Consider the following code snippet.

from typing import Iterable


def geometric_progression(
    start: float, multiplier: float, num_elements: int
) -> Iterable[float]:
    assert num_elements >= 0
    if num_elements > 0:
        yield start
        yield from geometric_progression(
            start * multiplier, multiplier, num_elements - 1
        )

This function returns the first num_elements of the geometric progression starting with start and multipliying by multiplier each time. It's easy to see that the last element will be passed through one yield-statement and num_elements-1 yield-from-statements. Does this function have O(num_elements) time complexity, or does it have O(num_elements**2) time complexity due to a "ladder" of nested yield-from-statements of depths 0, 1, 2, ..., num_elements-2, num_elements-1?

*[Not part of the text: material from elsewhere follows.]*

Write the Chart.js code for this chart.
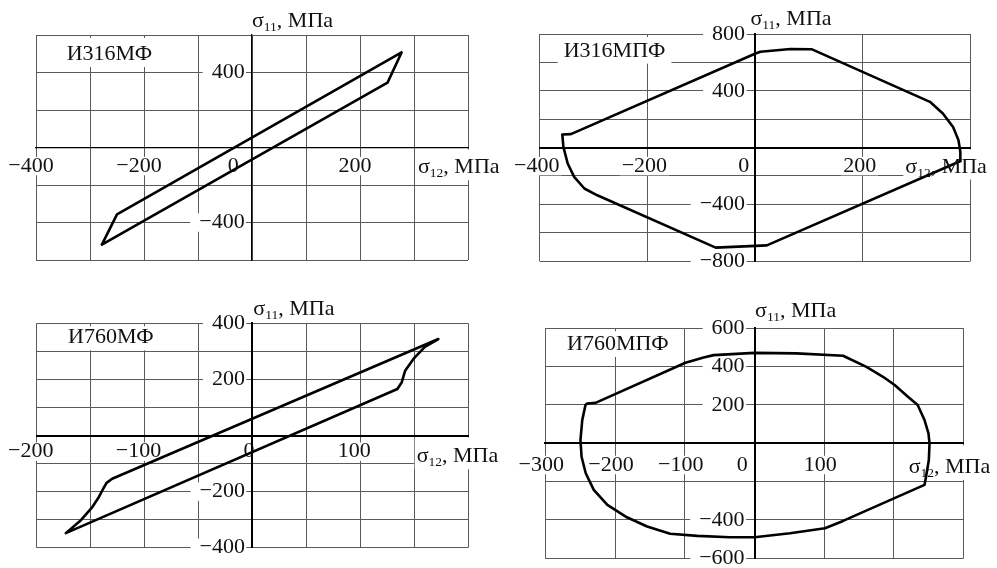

EDIT: I've come up with a simpler code snippet to demonstrate what I am asking.

from typing import Iterable, Any

def identity_with_nested_yield_from(depth: int, iterable: Iterable[Any]) -> Iterable[Any]:
    assert depth >= 1
    if depth == 1:
        yield from iterable
    else:
        yield from identity_with_nested_yield_from(depth-1, iterable)

Is this function O(depth + length of iterable), or is it O(depth * length of iterable)?

I could've sworn there was an optimization in place to shortcut these kinds of yield from chains, but testing shows no such optimization, and I couldn't find anything in the places I thought the optimization was implemented either.

The generators on each level of a yield from chain must be suspended and resumed individually to pass yield and send values up and down the chain. Your function has O(num_elements**2) time complexity. Also, it hits a stack overflow once the call stack reaches a depth of 1000.

yield from is formally equivalent to a loop of response = yield child.send(response), plus error propagation and handling. When consumed in iteration, the response is always None and no errors are propagated/handled. This is equivalent to a for loop.

# `yield from child` without error handling/response
for x in child:
    yield x

Thus, each yield from has the time/space complexity of iterating its argument. Stacking yield from of a size n child a total of m times thus has a time complexity of O(nm).